Avoid fillings that are too wet
"Some vegetables, such as sliced large tomatoes or raw zucchini, have a high water content and will make your quiche soggy (even if you follow all the above steps to avoid this!)," Davila notes. Instead, he recommends roasting vegetables such as mushrooms or eggplant before adding them to your egg mixture. This draws out moisture, in addition to boosting the flavor profile of your quiche. And if you're using an ingredient such as sautéed spinach, be sure to squeeze the liquid out before adding it to your quiche.
Experiment with flavor combos
Nathaniel Reid, a two-time James Beard award semifinalist and a bakery owner in St. Louis, recommends switching up your quiche add-ins—from proteins and vegetables to cheese and herbs—in an effort to reflect the season. Some of his favorites to inspire your next quiche include:
Potato, chive, tarragon, and smoked cheddar
Ham, leek, potato, and herbs
Blue crab and asparagus
Smoked salmon and dill
Oyster mushroom and shallots
Bacon, caramelized onion, and gruyere
Opt for fresh herbs over dried
Using fresh herbs is the easiest way to level up your quiche with minimal effort—stir some into your base and also sprinkle some more on top after it comes out of the oven. For Dearmond, the easiest quiche is eggs and cream with cheese and a bunch of chives. "There's minimal chopping, no chance of veggies overcooking or releasing water into your base, and it can be in the oven in less than 10 minutes," she says.
Add a pinch of nutmeg
Yes, really!
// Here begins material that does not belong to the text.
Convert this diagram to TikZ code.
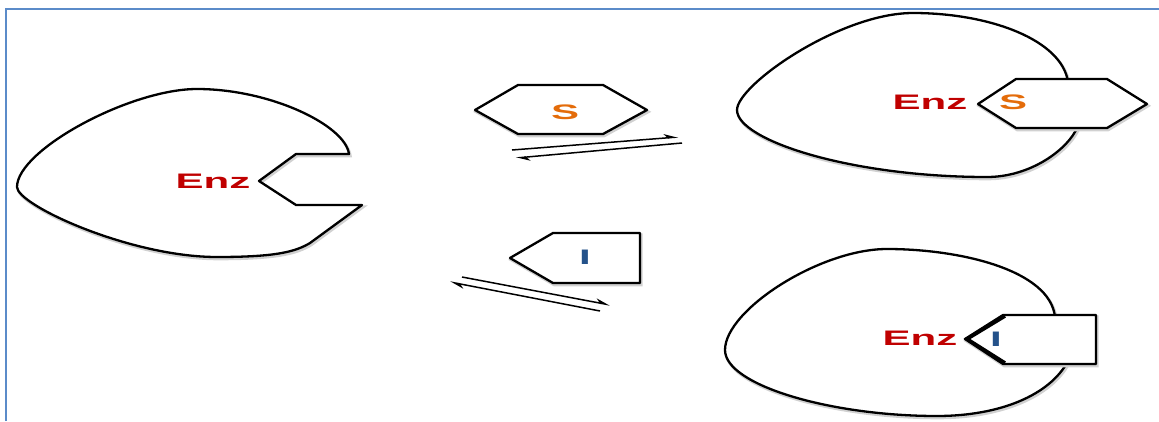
\documentclass[tikz,border=0pt]{standalone}
\usepackage{fontspec}
\setmainfont{Liberation Sans}
\usetikzlibrary{arrows.meta}
\definecolor{enzred}{HTML}{C00000}
\definecolor{subor}{HTML}{E46C0A}
\definecolor{inhblue}{HTML}{24528A}
\definecolor{framebl}{HTML}{5B8BC9}
\tikzset{
  outline/.style={draw=black, line width=2.3pt, line join=round, fill=white,
    preaction={draw=black!18, line width=3pt, transform canvas={shift={(1.2pt,-1.8pt)}}}},
  lbl/.style={inner sep=0pt, font=\fontsize{21}{21}\selectfont\bfseries},
  eqarrow/.style={line width=1.5pt, -{Stealth[harpoon, length=12pt, width=8pt]}},
}
\newcommand{\wide}[1]{\scalebox{2.0}[1]{#1}}
\begin{document}
\begin{tikzpicture}[x=1pt, y=-1pt]
\useasboundingbox (0,0) rectangle (1159,421);
% frame
\draw[framebl, line width=1.5pt] (6,421) -- (6,9) -- (1159,9);

% free enzyme
\draw[outline] (362,205) -- (296,205) -- (259,181) -- (296,154) -- (349,154)
  .. controls (345,125) and (270,89) .. (197,89)
  .. controls (130,89) and (17,150) .. (17,187)
  .. controls (17,205) and (130,257) .. (217,257)
  .. controls (275,257) and (295,252) .. (310,243) -- cycle;
\node[lbl, text=enzred] (enz1) at (213,181) {\wide{Enz}};

% substrate
\draw[outline] (475,110) -- (518,85) -- (603,85) -- (647,110) -- (603,134) -- (518,134) -- cycle;
\node[lbl, text=subor] (s) at (565,112) {\wide{S}};

% equilibrium S
\coordinate (sa1) at (512,150); \coordinate (sa2) at (678,137);
\coordinate (sb1) at (682,143); \coordinate (sb2) at (516,158);
\draw[eqarrow] (sa1) -- (sa2);
\draw[eqarrow] (sb1) -- (sb2);

% inhibitor
\draw[outline] (510,258) -- (553,233) -- (640,233) -- (640,283) -- (553,283) -- cycle;
\node[lbl, text=inhblue] (i) at (585,257) {\wide{I}};

% equilibrium I
\coordinate (ia1) at (462,277); \coordinate (ia2) at (610,305);
\coordinate (ib1) at (600,311); \coordinate (ib2) at (450,282);
\draw[eqarrow] (ia1) -- (ia2);
\draw[eqarrow] (ib1) -- (ib2);

% ES complex
\draw[outline] (1068,82)
  .. controls (1062,40) and (990,13) .. (913,13)
  .. controls (840,13) and (737,85) .. (737,110)
  .. controls (737,140) and (850,177) .. (987,177)
  .. controls (1030,177) and (1068,150) .. (1078,126) -- cycle;
\draw[outline] (978,104) -- (1016,79) -- (1107,79) -- (1147,104) -- (1107,128) -- (1016,128) -- cycle;
\node[lbl, text=enzred] (enz2) at (930,102) {\wide{Enz}};
\node[lbl, text=subor] (s2) at (1013,102) {\wide{S}};

% EI complex
\draw[outline] (1055,317)
  .. controls (1050,270) and (960,249) .. (887,249)
  .. controls (820,249) and (725,310) .. (725,350)
  .. controls (725,385) and (830,416) .. (937,416)
  .. controls (1000,416) and (1050,395) .. (1068,361) -- cycle;
\draw[outline] (965,339) -- (1003,315) -- (1096,315) -- (1096,364) -- (1003,364) -- cycle;
\draw[line width=3.6pt, line join=miter] (1005,316) -- (967,339) -- (1005,363);
\node[lbl, text=enzred] (enz3) at (920,338) {\wide{Enz}};
\node[lbl, text=inhblue] (i2) at (996,339) {\wide{I}};
\end{tikzpicture}
\end{document}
According to Beringson, this toasty spice we all love to use in the fall will add a hint of flavor that enhances nearly any quiche ingredients without overwhelming the dish.
Choose the right cooking vessel
"It may sound surprising, but a pie pan isn't the ideal vessel for baking quiche because it's not deep enough," explains Zimmerman. Instead, try a two-inch deep springform pan, or even a two-inch-high metal pastry ring set on a baking sheet lined with parchment paper. "This depth allows for more silky custard and less chance of overcooking the quiche," he adds.
Lower your oven temperature
Many quiche recipes call for preheating your oven to 350 or 400 degrees. However, Dearmond advises baking quiche at a slightly lower temperature (around 325 degrees) for a bit longer, so you don't wind up with an egg soufflé. The exact baking time is hard to pinpoint since pan sizes vary, but a good rule is that you want your filling to be set, with a slight jiggle in the middle. "The custard will continue to cook after you take it out of the oven," Dearmond notes. "So if you pull it out when it's still a little underdone, it will be perfectly cooked by the time it cools completely."
Let it (really) cool
We know, it's hard to resist digging into your quiche shortly after it comes out of the oven smelling so delicious. "But the quiche will taste better if you allow the final product to cool completely (think several hours or even overnight) before slicing," says Zimmerman. Then, you can warm up individual slices if you like, or serve them at room temperature. (If you won't be enjoying your quiche until the next day, be sure to refrigerate it. Due to the dairy and eggs in the dish, food safety can be compromised if it's left out for more than two hours.)